EXERCISE DIRECTIONS
Gather all lines with "chart" from the records.

>> START

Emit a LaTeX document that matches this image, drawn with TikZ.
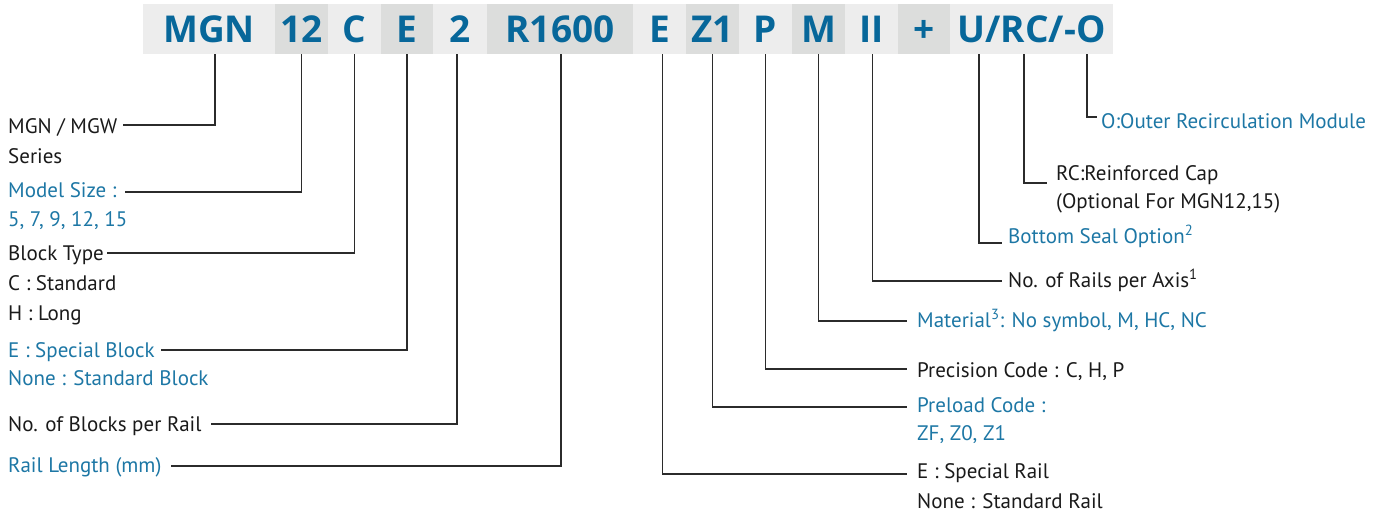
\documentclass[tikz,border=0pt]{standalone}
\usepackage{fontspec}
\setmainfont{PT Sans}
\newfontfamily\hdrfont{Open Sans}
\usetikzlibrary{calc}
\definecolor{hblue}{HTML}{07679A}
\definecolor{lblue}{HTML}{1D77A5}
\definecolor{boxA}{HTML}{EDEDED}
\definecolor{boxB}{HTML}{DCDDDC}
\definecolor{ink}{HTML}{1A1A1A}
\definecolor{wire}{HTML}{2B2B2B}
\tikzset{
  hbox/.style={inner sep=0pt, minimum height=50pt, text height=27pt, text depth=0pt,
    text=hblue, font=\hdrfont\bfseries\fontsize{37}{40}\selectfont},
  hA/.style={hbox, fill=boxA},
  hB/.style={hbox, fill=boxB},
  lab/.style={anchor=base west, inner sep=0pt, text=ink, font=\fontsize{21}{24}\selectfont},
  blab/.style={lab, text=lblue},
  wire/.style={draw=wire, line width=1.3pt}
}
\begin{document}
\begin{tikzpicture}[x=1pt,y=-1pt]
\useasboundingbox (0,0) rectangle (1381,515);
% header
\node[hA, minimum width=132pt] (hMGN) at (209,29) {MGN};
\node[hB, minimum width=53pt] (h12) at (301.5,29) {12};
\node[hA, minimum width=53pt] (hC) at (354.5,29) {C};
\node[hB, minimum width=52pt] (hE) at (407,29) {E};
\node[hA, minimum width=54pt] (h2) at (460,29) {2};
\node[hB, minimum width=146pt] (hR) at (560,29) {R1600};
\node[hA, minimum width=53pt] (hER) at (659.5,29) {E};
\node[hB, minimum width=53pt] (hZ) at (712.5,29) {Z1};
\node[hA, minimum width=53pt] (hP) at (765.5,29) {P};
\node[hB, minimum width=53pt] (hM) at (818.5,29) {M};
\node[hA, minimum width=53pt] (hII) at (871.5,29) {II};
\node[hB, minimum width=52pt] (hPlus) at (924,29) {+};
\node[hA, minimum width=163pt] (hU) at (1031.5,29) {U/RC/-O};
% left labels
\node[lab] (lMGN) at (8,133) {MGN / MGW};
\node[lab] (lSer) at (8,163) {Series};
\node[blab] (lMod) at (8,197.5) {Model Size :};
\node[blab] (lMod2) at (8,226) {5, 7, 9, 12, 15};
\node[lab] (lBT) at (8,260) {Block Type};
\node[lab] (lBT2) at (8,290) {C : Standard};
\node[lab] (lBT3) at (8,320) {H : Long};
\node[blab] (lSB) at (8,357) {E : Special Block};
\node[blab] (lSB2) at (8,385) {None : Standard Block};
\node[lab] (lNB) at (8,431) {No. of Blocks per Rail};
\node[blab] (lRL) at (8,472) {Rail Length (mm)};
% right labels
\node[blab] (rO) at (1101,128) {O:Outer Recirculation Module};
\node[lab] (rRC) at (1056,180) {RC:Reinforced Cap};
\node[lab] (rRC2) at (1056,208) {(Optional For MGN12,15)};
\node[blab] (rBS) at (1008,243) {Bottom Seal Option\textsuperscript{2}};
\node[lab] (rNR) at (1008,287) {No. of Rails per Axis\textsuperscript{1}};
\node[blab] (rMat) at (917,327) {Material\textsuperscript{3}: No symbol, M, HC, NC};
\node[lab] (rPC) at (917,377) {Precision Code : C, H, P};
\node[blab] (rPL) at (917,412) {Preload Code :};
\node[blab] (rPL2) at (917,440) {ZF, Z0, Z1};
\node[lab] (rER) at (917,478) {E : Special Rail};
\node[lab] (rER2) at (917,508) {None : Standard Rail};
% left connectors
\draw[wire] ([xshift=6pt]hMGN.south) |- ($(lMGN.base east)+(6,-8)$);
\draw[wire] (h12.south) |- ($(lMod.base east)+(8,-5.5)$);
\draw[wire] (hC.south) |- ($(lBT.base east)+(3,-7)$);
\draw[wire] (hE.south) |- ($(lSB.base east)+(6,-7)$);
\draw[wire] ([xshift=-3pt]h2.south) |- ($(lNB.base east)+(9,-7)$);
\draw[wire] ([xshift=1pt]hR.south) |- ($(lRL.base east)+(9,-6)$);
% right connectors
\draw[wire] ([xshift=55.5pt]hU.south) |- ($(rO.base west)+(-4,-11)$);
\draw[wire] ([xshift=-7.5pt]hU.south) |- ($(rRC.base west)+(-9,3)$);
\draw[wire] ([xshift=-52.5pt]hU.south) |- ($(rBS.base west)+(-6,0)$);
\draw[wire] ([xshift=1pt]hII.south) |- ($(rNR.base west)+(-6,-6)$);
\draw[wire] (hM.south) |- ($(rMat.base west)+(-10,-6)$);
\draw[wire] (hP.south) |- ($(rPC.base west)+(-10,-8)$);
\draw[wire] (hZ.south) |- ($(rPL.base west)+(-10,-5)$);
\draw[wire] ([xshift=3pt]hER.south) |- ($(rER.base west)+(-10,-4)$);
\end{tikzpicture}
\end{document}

>> END
>> START

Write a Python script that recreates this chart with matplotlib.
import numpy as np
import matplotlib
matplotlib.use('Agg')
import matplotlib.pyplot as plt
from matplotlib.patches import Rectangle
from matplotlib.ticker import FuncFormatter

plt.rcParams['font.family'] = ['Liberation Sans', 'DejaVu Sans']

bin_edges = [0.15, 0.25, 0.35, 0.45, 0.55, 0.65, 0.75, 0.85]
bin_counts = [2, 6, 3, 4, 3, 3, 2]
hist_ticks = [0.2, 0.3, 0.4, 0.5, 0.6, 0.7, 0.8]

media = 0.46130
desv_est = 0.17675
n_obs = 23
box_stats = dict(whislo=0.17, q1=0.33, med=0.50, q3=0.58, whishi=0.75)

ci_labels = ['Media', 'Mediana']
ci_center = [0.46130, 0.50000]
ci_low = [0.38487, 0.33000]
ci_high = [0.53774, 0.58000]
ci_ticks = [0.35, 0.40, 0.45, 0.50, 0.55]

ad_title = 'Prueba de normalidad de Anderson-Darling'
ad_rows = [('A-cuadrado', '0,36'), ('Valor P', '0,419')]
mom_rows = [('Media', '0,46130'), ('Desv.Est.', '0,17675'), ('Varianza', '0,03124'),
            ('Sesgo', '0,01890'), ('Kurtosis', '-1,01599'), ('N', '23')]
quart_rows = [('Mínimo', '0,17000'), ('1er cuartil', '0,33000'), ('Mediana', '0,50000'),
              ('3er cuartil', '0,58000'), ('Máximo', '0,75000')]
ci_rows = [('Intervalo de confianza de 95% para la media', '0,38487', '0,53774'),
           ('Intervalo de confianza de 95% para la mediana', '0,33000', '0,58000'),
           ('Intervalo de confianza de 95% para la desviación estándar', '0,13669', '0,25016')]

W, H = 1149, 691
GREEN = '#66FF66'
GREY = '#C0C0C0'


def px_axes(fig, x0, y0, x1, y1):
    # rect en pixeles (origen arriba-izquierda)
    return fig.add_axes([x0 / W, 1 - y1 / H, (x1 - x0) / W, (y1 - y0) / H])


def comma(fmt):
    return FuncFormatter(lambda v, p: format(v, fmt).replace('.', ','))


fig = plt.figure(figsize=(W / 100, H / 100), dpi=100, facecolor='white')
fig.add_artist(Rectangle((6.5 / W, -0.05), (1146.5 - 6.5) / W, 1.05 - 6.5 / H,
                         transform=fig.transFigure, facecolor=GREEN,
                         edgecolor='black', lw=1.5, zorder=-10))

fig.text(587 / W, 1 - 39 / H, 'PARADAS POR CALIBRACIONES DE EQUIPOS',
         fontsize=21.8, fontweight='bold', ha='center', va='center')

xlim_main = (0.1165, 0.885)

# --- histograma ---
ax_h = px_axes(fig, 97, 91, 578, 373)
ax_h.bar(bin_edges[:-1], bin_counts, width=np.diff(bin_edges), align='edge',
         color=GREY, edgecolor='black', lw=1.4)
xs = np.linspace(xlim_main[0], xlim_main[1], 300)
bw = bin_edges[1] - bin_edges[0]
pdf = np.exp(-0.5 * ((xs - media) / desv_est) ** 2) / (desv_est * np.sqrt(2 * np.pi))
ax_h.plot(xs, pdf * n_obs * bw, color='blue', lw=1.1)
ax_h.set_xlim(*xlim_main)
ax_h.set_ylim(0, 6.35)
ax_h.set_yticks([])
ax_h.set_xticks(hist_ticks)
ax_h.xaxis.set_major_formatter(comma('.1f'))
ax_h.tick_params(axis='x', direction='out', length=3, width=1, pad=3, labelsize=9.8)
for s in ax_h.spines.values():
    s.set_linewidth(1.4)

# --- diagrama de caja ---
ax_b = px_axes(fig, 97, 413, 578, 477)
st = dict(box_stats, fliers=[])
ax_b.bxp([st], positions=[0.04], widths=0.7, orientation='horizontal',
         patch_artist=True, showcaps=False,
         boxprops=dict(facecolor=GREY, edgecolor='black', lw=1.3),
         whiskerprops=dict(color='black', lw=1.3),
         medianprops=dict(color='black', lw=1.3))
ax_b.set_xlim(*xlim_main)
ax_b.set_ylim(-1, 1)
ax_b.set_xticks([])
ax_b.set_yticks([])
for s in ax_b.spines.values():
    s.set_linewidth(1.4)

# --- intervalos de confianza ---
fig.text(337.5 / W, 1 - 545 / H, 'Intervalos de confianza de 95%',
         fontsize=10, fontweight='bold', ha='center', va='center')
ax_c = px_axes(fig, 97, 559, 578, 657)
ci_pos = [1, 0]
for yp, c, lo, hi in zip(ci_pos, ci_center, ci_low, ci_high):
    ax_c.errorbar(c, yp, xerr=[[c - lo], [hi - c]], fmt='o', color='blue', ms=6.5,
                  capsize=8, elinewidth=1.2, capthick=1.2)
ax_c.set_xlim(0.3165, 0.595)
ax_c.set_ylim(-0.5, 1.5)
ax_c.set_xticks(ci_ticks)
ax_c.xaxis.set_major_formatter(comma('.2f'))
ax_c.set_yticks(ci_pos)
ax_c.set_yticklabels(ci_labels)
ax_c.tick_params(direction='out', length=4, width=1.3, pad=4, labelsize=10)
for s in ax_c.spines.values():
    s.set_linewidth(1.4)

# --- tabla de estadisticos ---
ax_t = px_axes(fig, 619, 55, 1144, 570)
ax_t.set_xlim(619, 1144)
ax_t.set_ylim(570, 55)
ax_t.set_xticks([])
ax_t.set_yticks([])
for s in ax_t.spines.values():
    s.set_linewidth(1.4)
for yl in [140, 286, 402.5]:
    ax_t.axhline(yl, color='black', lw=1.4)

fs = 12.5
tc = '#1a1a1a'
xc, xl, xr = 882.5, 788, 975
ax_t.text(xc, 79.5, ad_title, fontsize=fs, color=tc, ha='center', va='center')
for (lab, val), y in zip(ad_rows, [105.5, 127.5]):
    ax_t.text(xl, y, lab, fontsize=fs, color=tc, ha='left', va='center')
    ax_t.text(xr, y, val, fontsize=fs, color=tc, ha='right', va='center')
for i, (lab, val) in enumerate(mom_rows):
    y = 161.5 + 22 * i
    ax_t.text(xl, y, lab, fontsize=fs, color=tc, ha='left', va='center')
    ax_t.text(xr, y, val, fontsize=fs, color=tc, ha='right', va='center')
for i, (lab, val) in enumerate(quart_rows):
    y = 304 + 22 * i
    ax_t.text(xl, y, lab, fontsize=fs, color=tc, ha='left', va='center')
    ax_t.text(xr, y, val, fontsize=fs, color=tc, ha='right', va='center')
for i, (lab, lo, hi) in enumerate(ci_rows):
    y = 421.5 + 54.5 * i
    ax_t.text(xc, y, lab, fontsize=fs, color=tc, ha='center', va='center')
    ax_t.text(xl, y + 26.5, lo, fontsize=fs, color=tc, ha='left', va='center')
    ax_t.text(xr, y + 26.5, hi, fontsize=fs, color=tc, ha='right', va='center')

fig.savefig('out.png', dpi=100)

>> END
>> START

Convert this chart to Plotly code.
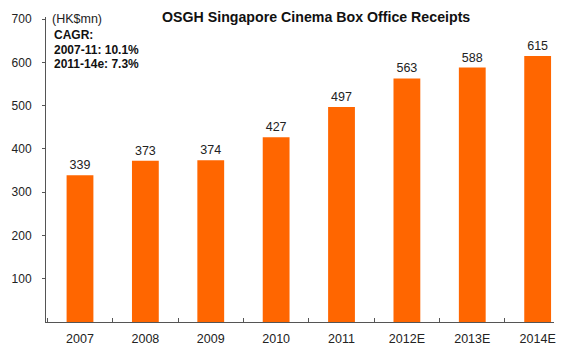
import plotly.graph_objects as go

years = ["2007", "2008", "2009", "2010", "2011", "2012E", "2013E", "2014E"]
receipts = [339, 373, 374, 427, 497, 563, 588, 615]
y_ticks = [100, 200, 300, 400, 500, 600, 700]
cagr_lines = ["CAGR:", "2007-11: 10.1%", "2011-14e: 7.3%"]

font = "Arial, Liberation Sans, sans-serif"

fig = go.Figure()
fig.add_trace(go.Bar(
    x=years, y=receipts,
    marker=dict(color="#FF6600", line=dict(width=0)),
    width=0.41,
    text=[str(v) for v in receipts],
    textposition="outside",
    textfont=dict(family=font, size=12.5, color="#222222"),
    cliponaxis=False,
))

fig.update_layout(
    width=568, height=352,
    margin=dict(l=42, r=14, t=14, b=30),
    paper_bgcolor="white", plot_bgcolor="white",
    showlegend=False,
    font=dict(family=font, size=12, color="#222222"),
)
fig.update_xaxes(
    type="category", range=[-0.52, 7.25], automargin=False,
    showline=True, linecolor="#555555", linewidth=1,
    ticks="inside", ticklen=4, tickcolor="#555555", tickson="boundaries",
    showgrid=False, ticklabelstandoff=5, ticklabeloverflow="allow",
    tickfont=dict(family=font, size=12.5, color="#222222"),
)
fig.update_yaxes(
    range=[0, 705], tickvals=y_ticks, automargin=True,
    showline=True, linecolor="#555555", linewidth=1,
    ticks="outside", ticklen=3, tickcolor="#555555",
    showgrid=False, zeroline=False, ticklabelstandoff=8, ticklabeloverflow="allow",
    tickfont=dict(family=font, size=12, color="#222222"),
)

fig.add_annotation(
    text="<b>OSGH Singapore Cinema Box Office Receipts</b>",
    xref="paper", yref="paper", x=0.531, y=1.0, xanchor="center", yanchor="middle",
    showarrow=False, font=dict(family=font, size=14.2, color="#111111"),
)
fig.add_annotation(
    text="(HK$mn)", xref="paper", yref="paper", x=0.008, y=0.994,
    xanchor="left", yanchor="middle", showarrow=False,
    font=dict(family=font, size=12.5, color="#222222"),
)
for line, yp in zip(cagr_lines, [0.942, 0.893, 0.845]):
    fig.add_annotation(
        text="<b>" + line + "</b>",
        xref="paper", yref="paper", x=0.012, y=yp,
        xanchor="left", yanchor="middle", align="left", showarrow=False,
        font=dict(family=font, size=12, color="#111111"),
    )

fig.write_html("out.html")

>> END

RESULT FOR THIS TASK
Write a Python script that recreates this chart with matplotlib.
Convert this chart to Plotly code.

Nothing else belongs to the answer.